Brian Woo-Shem

Mechanical engineer, tech wizard, cartoonist, writer, creator of things.

Linux Lite 5.2 Friendliness Review

Linux Lite is a Linux distribution that aims to be easy to use, lightweight, free, and intuitive for those coming from PC or Mac. I evaluated it for its welcome options, user interface, customization ability, default applications, available applications, and performance, things that matter to most new Linux users choosing a distribution.

Onboarding

Linux Lite points users deliberately to updates, drivers, system restore, language support, and themes, a nice and fairly comprehensive set of tools for setting up a new system. Even better, when clicking on one of these options, it shows simple instructions and information about each of these. I found this to be one of the best “user guides” built into an OS.

It also showed a set of information on UEFI, Secure Boot, Keyboard Shortcuts, and Versions. This is quite appreciated; I ran into these problems when first using Linux and had to do a lot of searching to find this information so having it in one place right at the start makes it much easier.

User Interface

The lock screen.

Linux Lite looks quite clean and elegant. Everything is located similarly to a PC, and the application icons, window controls, and other details are quite refreshingly familiar. The programs are listed by their function rather than their name in the menu.

Desktop with Calendar
A close up of the menu.
Desktop and Menu
The file explorer and Libre Office.
The Terminal has a nice cascading directories graphic.

Settings

There are a large amount of settings.

There are Display and Scaling settings, features that are unfortunately not common enough in the Linux world. useful on newer computers.

Applications

The default applications include Thunderbird, Firefox, LibreOffice, GIMP, Shotwell, Catfish File Manager, Mousepad, and Gnome Paint. New applications can be installed through the Lite Software program. The first screen separates Installing and Removing.
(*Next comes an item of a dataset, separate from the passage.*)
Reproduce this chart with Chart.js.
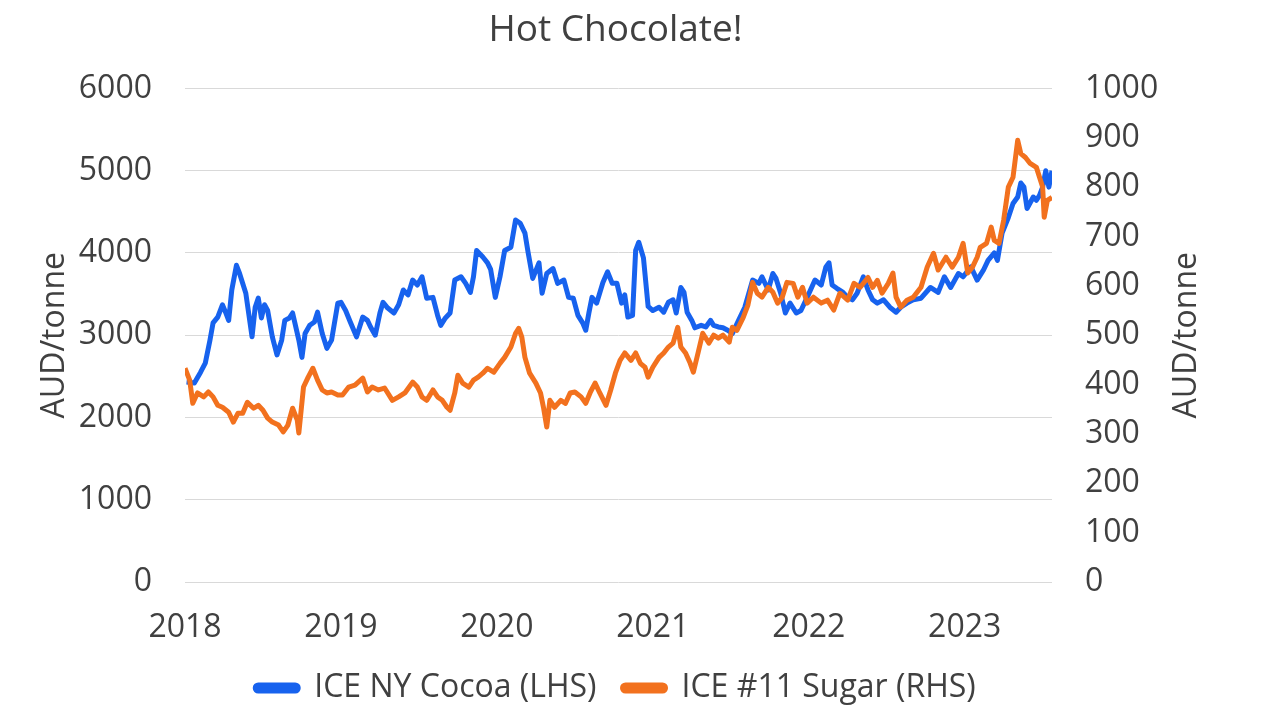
<!DOCTYPE html>
<html>
<head>
    <title>Hot Chocolate!</title>
    <script src="https://cdn.jsdelivr.net/npm/chart.js"></script>
    <style>
        html, body {
            margin: 0;
            padding: 0;
            background: #fff;
        }
    </style>
</head>
<body>
    <canvas id="chocChart" width="1280" height="721"></canvas>

    <script>
        // ICE NY Cocoa, AUD/tonne (left axis) - dates as decimal years
        var cocoaDates = [
            2018.01, 2018.06, 2018.10, 2018.13, 2018.16, 2018.18, 2018.21, 2018.24, 2018.26, 2018.28,
            2018.30, 2018.33, 2018.35, 2018.39, 2018.43, 2018.45, 2018.47, 2018.49, 2018.51, 2018.53,
            2018.56, 2018.59, 2018.62, 2018.64, 2018.67, 2018.69, 2018.73, 2018.75, 2018.77, 2018.80,
            2018.83, 2018.85, 2018.88, 2018.91, 2018.94, 2018.98,
            2019.00, 2019.03, 2019.06, 2019.10, 2019.14, 2019.17, 2019.19, 2019.22, 2019.25, 2019.27,
            2019.30, 2019.34, 2019.37, 2019.40, 2019.43, 2019.46, 2019.49, 2019.52, 2019.55, 2019.59,
            2019.62, 2019.64, 2019.67, 2019.70, 2019.73, 2019.77, 2019.80, 2019.83, 2019.85, 2019.87,
            2019.91, 2019.94, 2019.96, 2019.99,
            2020.02, 2020.05, 2020.09, 2020.12, 2020.15, 2020.18, 2020.20, 2020.23, 2020.27, 2020.29,
            2020.32, 2020.36, 2020.39, 2020.43, 2020.46, 2020.49, 2020.52, 2020.55, 2020.57, 2020.59,
            2020.61, 2020.64, 2020.68, 2020.71, 2020.74, 2020.77, 2020.80, 2020.82, 2020.84, 2020.87,
            2020.89, 2020.91, 2020.94, 2020.97,
            2021.00, 2021.04, 2021.07, 2021.10, 2021.13, 2021.15, 2021.18, 2021.20, 2021.22, 2021.25,
            2021.27, 2021.31, 2021.34, 2021.37, 2021.39, 2021.42, 2021.45, 2021.48, 2021.51, 2021.55,
            2021.59, 2021.64, 2021.68, 2021.70, 2021.74, 2021.77, 2021.79, 2021.82, 2021.85, 2021.88,
            2021.92, 2021.95, 2021.99,
            2022.04, 2022.08, 2022.11, 2022.13, 2022.15, 2022.18, 2022.22, 2022.25, 2022.28, 2022.31,
            2022.35, 2022.38, 2022.41, 2022.44, 2022.48, 2022.52, 2022.56, 2022.59, 2022.63, 2022.67,
            2022.72, 2022.78, 2022.83, 2022.87, 2022.91, 2022.96, 2022.99,
            2023.04, 2023.08, 2023.12, 2023.15, 2023.19, 2023.21, 2023.24, 2023.28, 2023.31, 2023.34,
            2023.36, 2023.38, 2023.40, 2023.44, 2023.46, 2023.48, 2023.50, 2023.52, 2023.54, 2023.56
        ];
        var cocoaPrices = [
            2430, 2420, 2550, 2660, 2940, 3150, 3220, 3370, 3280, 3180,
            3550, 3850, 3750, 3510, 2980, 3340, 3450, 3210, 3370, 3300,
            2980, 2760, 2940, 3180, 3210, 3270, 2940, 2730, 3020, 3120,
            3160, 3280, 3020, 2840, 2940, 3390,
            3400, 3300, 3160, 2980, 3220, 3180, 3100, 3000, 3270, 3400,
            3330, 3270, 3370, 3550, 3490, 3670, 3610, 3710, 3450, 3460,
            3240, 3120, 3210, 3270, 3670, 3710, 3630, 3520, 3710, 4030,
            3950, 3880, 3800, 3460,
            3710, 4030, 4070, 4400, 4360, 4240, 4010, 3690, 3880, 3510,
            3750, 3810, 3630, 3670, 3460, 3450, 3240, 3150, 3060, 3270,
            3460, 3390, 3640, 3770, 3630, 3630, 3390, 3490, 3220, 3240,
            4030, 4130, 3940, 3350,
            3300, 3340, 3280, 3400, 3430, 3270, 3580, 3520, 3280, 3180,
            3090, 3120, 3100, 3180, 3120, 3100, 3090, 3060, 3020, 3180,
            3340, 3670, 3630, 3710, 3550, 3750, 3690, 3510, 3270, 3390,
            3270, 3300, 3460,
            3670, 3610, 3830, 3880, 3610, 3570, 3520, 3460, 3430, 3510,
            3710, 3550, 3430, 3390, 3430, 3340, 3280, 3340, 3390, 3430,
            3450, 3580, 3520, 3710, 3580, 3750, 3710,
            3830, 3670, 3790, 3910, 4000, 3910, 4240, 4430, 4600, 4680,
            4850, 4800, 4540, 4680, 4640, 4700, 4800, 5000, 4800, 5000
        ];

        // ICE #11 Sugar, AUD/tonne (right axis)
        var sugarDates = [
            2018.00, 2018.03, 2018.05, 2018.08, 2018.12, 2018.15, 2018.18, 2018.21, 2018.24, 2018.28,
            2018.31, 2018.34, 2018.37, 2018.40, 2018.44, 2018.47, 2018.50, 2018.53, 2018.56, 2018.60,
            2018.63, 2018.66, 2018.69, 2018.72, 2018.73, 2018.76, 2018.79, 2018.82, 2018.85, 2018.88,
            2018.91, 2018.94, 2018.98,
            2019.01, 2019.05, 2019.09, 2019.14, 2019.17, 2019.20, 2019.24, 2019.28, 2019.33, 2019.37,
            2019.41, 2019.46, 2019.49, 2019.52, 2019.55, 2019.59, 2019.62, 2019.65, 2019.68, 2019.70,
            2019.73, 2019.75, 2019.78, 2019.82, 2019.85, 2019.88, 2019.91, 2019.94, 2019.98,
            2020.02, 2020.05, 2020.09, 2020.12, 2020.14, 2020.16, 2020.18, 2020.21, 2020.25, 2020.28,
            2020.30, 2020.32, 2020.34, 2020.37, 2020.41, 2020.44, 2020.47, 2020.50, 2020.54, 2020.57,
            2020.60, 2020.63, 2020.66, 2020.70, 2020.73, 2020.76, 2020.79, 2020.82, 2020.86, 2020.89,
            2020.92, 2020.95, 2020.97,
            2021.00, 2021.04, 2021.07, 2021.10, 2021.13, 2021.16, 2021.18, 2021.21, 2021.24, 2021.26,
            2021.29, 2021.32, 2021.36, 2021.39, 2021.42, 2021.45, 2021.49, 2021.51, 2021.54, 2021.58,
            2021.61, 2021.64, 2021.67, 2021.70, 2021.74, 2021.77, 2021.80, 2021.83, 2021.86, 2021.90,
            2021.93, 2021.96, 2021.99,
            2022.03, 2022.08, 2022.12, 2022.16, 2022.20, 2022.25, 2022.29, 2022.33, 2022.38, 2022.41,
            2022.44, 2022.47, 2022.51, 2022.54, 2022.56, 2022.59, 2022.63, 2022.67, 2022.72, 2022.76,
            2022.80, 2022.83, 2022.88, 2022.92, 2022.96, 2022.99,
            2023.02, 2023.05, 2023.08, 2023.10, 2023.14, 2023.17, 2023.19, 2023.22, 2023.25, 2023.28,
            2023.31, 2023.34, 2023.36, 2023.39, 2023.42, 2023.46, 2023.48, 2023.50, 2023.51, 2023.53,
            2023.56
        ];
        var sugarPrices = [
            433, 409, 362, 383, 375, 385, 375, 358, 354, 344,
            324, 342, 342, 364, 352, 358, 348, 332, 324, 318,
            304, 318, 352, 328, 302, 395, 415, 433, 409, 389,
            383, 385, 379,
            379, 395, 399, 413, 385, 395, 389, 393, 368, 375,
            383, 405, 395, 375, 368, 389, 375, 368, 354, 348,
            383, 419, 403, 395, 409, 415, 423, 433, 425,
            443, 455, 476, 504, 514, 496, 455, 423, 403, 383,
            352, 314, 368, 354, 368, 362, 383, 385, 375, 362,
            385, 403, 383, 358, 389, 423, 449, 464, 449, 464,
            443, 435, 415,
            435, 455, 464, 476, 484, 516, 476, 464, 443, 425,
            464, 504, 484, 500, 494, 500, 486, 516, 510, 536,
            561, 607, 585, 577, 597, 587, 565, 577, 607, 605,
            577, 597, 565,
            577, 565, 571, 551, 585, 571, 605, 597, 617, 597,
            611, 585, 605, 626, 577, 557, 571, 577, 597, 638,
            666, 632, 658, 638, 658, 686,
            626, 638, 658, 678, 686, 719, 692, 686, 733, 800,
            820, 895, 868, 860, 848, 840, 820, 800, 739, 773,
            779
        ];

        var yearTicks = [2018, 2019, 2020, 2021, 2022, 2023];
        var chartTitle = 'Hot Chocolate!';
        var axisTitle = 'AUD/tonne';
        var seriesNames = ['ICE NY Cocoa (LHS)', 'ICE #11 Sugar (RHS)'];

        var BLUE = '#1762ee';
        var ORANGE = '#f2711e';
        var TEXT = '#404040';

        function toPoints(xs, ys) {
            return xs.map(function (x, i) { return { x: x, y: ys[i] }; });
        }

        Chart.defaults.font.family = "'Open Sans', sans-serif";
        Chart.defaults.color = TEXT;

        // right axis title reads bottom-to-top like the left one
        var rightTitlePlugin = {
            id: 'rightTitle',
            afterDraw: function (chart) {
                var s = chart.scales.y1;
                var ctx = chart.ctx;
                ctx.save();
                ctx.translate(s.right - 19, (s.top + s.bottom) / 2);
                ctx.rotate(-Math.PI / 2);
                ctx.font = "32px 'Open Sans'";
                ctx.fillStyle = TEXT;
                ctx.textAlign = 'center';
                ctx.textBaseline = 'middle';
                ctx.fillText(axisTitle, 0, 0);
                ctx.restore();
            }
        };

        new Chart(document.getElementById('chocChart'), {
            type: 'line',
            data: {
                datasets: [{
                    label: seriesNames[0],
                    data: toPoints(cocoaDates, cocoaPrices),
                    borderColor: BLUE,
                    backgroundColor: BLUE,
                    borderWidth: 5,
                    borderJoinStyle: 'round',
                    pointRadius: 0,
                    yAxisID: 'y',
                    order: 1
                }, {
                    label: seriesNames[1],
                    data: toPoints(sugarDates, sugarPrices),
                    borderColor: ORANGE,
                    backgroundColor: ORANGE,
                    borderWidth: 5,
                    borderJoinStyle: 'round',
                    pointRadius: 0,
                    yAxisID: 'y1',
                    order: 0
                }]
            },
            options: {
                responsive: false,
                animation: false,
                layout: {
                    padding: { left: 25, right: 74, top: 0, bottom: 7 }
                },
                plugins: {
                    title: {
                        display: true,
                        text: chartTitle,
                        color: TEXT,
                        font: { size: 37, weight: 'normal' },
                        padding: { top: 8, bottom: 36 }
                    },
                    legend: {
                        position: 'bottom',
                        labels: {
                            boxWidth: 43,
                            boxHeight: 6,
                            useBorderRadius: true,
                            borderRadius: 3,
                            padding: 26,
                            color: TEXT,
                            font: { size: 32 },
                            sort: function (a, b) { return a.datasetIndex - b.datasetIndex; }
                        }
                    },
                    tooltip: { enabled: false }
                },
                scales: {
                    x: {
                        type: 'linear',
                        min: yearTicks[0],
                        max: 2023.56,
                        grid: { display: false, drawTicks: false },
                        border: { display: false },
                        afterBuildTicks: function (scale) {
                            scale.ticks = yearTicks.map(function (v) { return { value: v }; });
                        },
                        ticks: {
                            padding: 27,
                            maxRotation: 0,
                            autoSkip: false,
                            font: { size: 32 },
                            callback: function (v) { return String(v); }
                        },
                        afterFit: function (scale) { scale.height = 64; }
                    },
                    y: {
                        position: 'left',
                        min: 0,
                        max: 6000,
                        grid: { color: '#d9d9d9', lineWidth: 1, drawTicks: false },
                        border: { display: false },
                        ticks: {
                            stepSize: 1000,
                            padding: 33,
                            font: { size: 32 },
                            callback: function (v) { return String(v); }
                        },
                        title: {
                            display: true,
                            text: axisTitle,
                            font: { size: 32 },
                            padding: { top: 11, bottom: 0 }
                        },
                        afterFit: function (scale) { scale.width = 160; }
                    },
                    y1: {
                        position: 'right',
                        min: 0,
                        max: 1000,
                        grid: { display: false, drawTicks: false },
                        border: { display: false },
                        ticks: {
                            stepSize: 100,
                            padding: 33,
                            font: { size: 32 },
                            callback: function (v) { return String(v); }
                        },
                        afterFit: function (scale) { scale.width = 154; }
                    }
                }
            },
            plugins: [rightTitlePlugin]
        });
    </script>
</body>
</html>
In the Install option, there are only a few dozen programs to choose from. All of the available programs fit on two screens. Interestingly these include proprietary software such as Chrome and Dropbox over open-source alternatives.

While the selection of software here may seem disappointing, there is also the Synaptic Package Manager, which contains a humongous collection of software. Synaptic is a nice inclusion, but was overlooked by the otherwise through documentation, such that it took me a few hours of using the operating system and trying to install software through outside downloads before I realized it existed. Synaptic is also not the most intuitive interface to use, because searching while on one of the sub-directories may cause it to not find a program that is available but in a different directory, and it contains so many apps including many that are out of date that it is difficult to find the ones I want.

The Remove Software setting does not allow any of the default software to be removed, so if you have not installed anything there is nothing shown here.

Performance

Linux Lite is based on Ubuntu and the Xfce desktop environment. This combination is lightweight compared to many other graphically sophisticated systems. On a 2 GB system, the initial CPU and Memory usage at startup is fairly low. Only 614 MB of 2 GB RAM was used. The entire system used around 5 GB of disk space, among the lowest I have found, which is a plus when installing as a dual-boot on a smaller hard drive.

Summary

Linux Lite is built around easing the transition from PC to Linux, and it includes introductory documentation, familiar design, and plentiful settings to make it approachable for new users. It is lightweight and felt fast to use, with a good selection of applications to make it usable right away. During a couple days of light work, I largely found Linux Lite to be easy to work with and I would feel comfortable using it as my primary system. However, clunky applications management and a poor selection of easy to install apps proved frustrating. Despite this, Linux Lite is still a good choice for new users and power users alike.

Note: I am neither sponsored nor endorsed by Linux Lite or any other software creator. Screenshots are my own, taken of the Linux Lite operating system.